Write the lines out again, from the top of the material to the line containing "import plotly.graph_objects as go", pictures excluded.

——

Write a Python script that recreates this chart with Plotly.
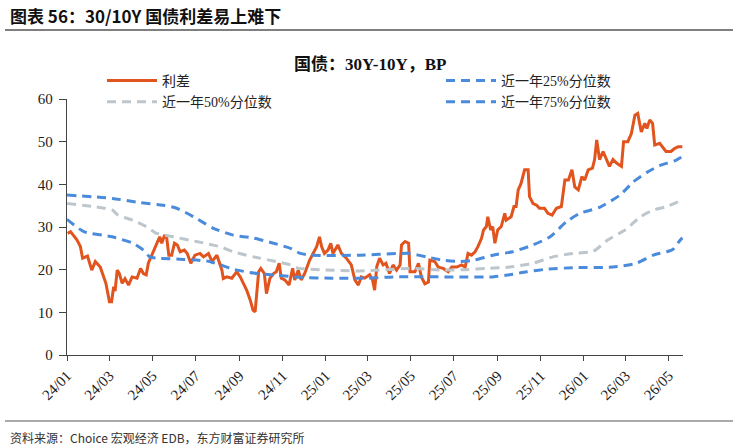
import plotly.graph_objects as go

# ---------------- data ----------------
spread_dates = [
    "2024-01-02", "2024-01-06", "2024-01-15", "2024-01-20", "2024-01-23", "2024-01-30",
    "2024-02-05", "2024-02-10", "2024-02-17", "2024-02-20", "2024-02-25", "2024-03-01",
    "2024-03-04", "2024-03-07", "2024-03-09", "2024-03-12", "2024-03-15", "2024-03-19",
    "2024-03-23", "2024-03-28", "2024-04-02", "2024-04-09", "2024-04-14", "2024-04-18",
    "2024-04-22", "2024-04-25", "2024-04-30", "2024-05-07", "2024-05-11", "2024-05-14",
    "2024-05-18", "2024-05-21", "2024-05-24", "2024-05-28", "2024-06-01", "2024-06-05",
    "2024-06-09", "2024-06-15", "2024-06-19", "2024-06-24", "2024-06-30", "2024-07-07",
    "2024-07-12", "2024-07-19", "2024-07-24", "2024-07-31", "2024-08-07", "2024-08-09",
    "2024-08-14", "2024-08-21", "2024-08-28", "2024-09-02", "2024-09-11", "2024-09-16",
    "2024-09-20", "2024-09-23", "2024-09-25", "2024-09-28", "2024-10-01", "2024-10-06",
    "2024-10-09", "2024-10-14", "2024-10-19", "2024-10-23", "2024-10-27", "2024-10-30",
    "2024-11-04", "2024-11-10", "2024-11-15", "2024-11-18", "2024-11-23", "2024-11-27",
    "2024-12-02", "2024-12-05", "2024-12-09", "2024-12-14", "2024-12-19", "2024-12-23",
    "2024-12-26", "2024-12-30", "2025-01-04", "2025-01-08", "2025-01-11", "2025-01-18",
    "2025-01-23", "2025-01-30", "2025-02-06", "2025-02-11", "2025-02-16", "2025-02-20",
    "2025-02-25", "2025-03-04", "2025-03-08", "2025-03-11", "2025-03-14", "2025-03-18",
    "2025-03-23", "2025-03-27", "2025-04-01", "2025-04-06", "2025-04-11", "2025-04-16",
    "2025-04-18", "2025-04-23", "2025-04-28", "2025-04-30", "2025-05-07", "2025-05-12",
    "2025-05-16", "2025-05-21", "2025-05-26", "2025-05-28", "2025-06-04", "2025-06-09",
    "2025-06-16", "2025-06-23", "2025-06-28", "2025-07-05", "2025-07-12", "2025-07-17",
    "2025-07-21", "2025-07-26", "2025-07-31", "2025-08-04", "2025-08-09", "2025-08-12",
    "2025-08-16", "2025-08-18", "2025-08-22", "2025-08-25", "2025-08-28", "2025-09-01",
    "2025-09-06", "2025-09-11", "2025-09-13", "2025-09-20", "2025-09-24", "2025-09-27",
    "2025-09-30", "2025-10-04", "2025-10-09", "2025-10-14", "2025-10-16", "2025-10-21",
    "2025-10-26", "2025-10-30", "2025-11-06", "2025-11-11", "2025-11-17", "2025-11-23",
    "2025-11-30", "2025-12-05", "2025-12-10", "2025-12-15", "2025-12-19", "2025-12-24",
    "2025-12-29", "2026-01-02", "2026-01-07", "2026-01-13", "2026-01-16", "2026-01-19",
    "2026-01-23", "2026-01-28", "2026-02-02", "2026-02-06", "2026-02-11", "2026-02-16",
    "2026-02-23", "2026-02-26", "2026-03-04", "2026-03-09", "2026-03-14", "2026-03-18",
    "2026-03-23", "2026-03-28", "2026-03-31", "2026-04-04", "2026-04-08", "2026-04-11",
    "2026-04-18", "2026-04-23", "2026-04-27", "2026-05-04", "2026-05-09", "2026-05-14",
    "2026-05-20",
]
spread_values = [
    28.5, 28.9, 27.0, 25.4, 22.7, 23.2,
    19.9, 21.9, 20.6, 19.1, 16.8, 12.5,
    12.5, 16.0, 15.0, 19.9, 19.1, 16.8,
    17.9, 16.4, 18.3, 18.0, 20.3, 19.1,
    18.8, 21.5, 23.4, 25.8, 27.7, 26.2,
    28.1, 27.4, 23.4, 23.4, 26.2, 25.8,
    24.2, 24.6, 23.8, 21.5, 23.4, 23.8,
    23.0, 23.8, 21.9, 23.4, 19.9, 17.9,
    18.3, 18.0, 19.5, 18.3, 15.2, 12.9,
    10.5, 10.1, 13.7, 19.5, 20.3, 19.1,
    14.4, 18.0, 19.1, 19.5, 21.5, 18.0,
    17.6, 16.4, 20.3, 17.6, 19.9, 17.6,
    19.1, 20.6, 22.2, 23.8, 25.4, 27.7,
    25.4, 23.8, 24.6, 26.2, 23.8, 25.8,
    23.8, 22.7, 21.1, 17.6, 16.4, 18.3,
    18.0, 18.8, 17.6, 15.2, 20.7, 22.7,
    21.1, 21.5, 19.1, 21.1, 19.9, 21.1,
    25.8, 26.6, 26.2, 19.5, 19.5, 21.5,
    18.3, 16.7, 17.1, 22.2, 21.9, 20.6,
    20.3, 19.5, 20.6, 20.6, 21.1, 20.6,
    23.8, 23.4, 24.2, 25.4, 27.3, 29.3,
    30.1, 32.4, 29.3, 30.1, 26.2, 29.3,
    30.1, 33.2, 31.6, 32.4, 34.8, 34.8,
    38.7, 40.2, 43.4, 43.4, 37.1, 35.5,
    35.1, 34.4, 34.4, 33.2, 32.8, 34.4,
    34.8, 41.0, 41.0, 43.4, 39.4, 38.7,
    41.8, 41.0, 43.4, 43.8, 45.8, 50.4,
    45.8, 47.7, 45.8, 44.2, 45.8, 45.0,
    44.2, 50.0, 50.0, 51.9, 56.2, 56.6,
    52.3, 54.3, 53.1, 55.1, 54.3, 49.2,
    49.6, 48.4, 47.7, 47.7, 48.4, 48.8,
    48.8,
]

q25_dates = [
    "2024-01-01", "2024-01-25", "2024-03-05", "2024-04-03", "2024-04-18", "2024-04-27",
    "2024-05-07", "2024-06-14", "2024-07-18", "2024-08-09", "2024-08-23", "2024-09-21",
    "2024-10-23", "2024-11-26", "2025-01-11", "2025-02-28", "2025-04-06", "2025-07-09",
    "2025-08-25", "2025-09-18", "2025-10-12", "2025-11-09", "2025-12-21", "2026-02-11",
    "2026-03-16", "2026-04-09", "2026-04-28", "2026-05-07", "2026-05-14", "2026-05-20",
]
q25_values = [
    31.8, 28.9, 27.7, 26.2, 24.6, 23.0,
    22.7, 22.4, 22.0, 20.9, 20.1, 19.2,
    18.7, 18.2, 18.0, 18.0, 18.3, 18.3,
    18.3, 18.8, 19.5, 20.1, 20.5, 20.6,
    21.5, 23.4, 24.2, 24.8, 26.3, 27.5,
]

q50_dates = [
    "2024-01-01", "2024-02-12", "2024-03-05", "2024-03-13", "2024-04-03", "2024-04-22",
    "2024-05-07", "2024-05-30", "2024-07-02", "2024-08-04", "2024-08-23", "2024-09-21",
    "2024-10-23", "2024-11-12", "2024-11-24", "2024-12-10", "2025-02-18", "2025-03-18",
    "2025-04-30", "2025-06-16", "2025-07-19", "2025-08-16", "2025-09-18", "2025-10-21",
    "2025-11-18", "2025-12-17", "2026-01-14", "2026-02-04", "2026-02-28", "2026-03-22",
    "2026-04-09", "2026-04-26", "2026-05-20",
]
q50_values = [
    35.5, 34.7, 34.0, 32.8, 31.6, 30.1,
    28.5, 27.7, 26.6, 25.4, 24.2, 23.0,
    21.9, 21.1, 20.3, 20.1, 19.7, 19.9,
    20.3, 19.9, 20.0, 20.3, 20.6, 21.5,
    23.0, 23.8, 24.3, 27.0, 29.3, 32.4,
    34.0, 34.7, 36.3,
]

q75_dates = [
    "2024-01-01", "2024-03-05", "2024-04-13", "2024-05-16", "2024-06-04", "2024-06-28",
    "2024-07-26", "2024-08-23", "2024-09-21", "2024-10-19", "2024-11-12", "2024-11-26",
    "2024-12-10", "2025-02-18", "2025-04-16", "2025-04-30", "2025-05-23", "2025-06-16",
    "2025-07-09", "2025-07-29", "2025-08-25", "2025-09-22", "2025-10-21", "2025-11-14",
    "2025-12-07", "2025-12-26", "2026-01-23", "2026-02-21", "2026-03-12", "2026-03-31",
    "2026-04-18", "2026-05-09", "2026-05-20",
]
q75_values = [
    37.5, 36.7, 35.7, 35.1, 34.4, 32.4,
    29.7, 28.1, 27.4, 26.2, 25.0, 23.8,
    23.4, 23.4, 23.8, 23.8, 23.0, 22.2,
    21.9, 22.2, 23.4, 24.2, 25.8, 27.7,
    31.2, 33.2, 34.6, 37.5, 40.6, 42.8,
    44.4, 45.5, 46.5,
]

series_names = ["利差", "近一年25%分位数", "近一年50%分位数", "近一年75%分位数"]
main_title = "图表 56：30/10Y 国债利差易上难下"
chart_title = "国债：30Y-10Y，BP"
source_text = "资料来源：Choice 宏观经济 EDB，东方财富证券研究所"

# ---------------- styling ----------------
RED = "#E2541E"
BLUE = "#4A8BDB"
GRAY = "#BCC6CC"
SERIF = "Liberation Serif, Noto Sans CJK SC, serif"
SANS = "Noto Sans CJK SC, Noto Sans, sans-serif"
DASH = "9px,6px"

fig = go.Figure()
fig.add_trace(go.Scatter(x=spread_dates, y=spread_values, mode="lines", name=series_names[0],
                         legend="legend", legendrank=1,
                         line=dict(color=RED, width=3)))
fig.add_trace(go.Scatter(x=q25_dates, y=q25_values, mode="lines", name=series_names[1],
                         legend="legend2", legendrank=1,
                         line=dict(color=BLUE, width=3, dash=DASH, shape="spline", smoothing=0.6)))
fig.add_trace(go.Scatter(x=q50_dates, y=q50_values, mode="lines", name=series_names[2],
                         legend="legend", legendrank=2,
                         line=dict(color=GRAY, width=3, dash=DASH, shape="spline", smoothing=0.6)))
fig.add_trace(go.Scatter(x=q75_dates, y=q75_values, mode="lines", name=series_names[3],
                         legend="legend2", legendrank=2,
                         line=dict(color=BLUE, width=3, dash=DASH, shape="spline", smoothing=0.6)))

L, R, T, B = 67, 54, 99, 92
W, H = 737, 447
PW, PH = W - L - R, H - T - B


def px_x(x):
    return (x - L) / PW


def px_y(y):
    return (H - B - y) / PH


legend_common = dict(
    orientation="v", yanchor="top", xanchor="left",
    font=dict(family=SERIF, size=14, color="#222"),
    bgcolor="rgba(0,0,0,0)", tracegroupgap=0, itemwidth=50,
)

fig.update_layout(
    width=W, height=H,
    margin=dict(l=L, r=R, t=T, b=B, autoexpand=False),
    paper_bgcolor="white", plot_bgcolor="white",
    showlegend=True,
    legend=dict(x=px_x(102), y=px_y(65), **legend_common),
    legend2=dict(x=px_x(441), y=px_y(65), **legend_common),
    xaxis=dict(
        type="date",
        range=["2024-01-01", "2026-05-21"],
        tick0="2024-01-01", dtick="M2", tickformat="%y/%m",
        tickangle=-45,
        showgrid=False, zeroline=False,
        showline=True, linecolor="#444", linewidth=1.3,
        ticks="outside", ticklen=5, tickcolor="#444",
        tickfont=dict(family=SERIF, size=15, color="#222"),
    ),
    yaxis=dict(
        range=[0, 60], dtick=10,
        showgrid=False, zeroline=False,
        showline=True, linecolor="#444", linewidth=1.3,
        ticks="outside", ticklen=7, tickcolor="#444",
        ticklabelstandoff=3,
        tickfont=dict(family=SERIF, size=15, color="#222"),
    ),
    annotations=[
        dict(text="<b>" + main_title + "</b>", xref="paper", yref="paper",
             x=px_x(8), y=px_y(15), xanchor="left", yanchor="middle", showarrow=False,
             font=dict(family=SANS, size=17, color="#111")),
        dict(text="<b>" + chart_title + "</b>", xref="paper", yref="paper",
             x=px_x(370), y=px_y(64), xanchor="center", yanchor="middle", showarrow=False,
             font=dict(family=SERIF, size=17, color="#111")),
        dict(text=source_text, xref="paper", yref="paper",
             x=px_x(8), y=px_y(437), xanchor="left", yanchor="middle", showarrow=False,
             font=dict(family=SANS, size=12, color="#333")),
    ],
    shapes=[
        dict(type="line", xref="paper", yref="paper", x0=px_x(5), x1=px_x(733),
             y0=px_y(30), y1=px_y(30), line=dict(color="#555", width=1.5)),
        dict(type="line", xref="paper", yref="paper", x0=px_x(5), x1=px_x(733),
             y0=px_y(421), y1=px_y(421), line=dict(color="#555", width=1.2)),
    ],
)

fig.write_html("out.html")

——

§ **SOLUTION TO THIS TASK**
Write a Python script that recreates this chart with Plotly.
import plotly.graph_objects as go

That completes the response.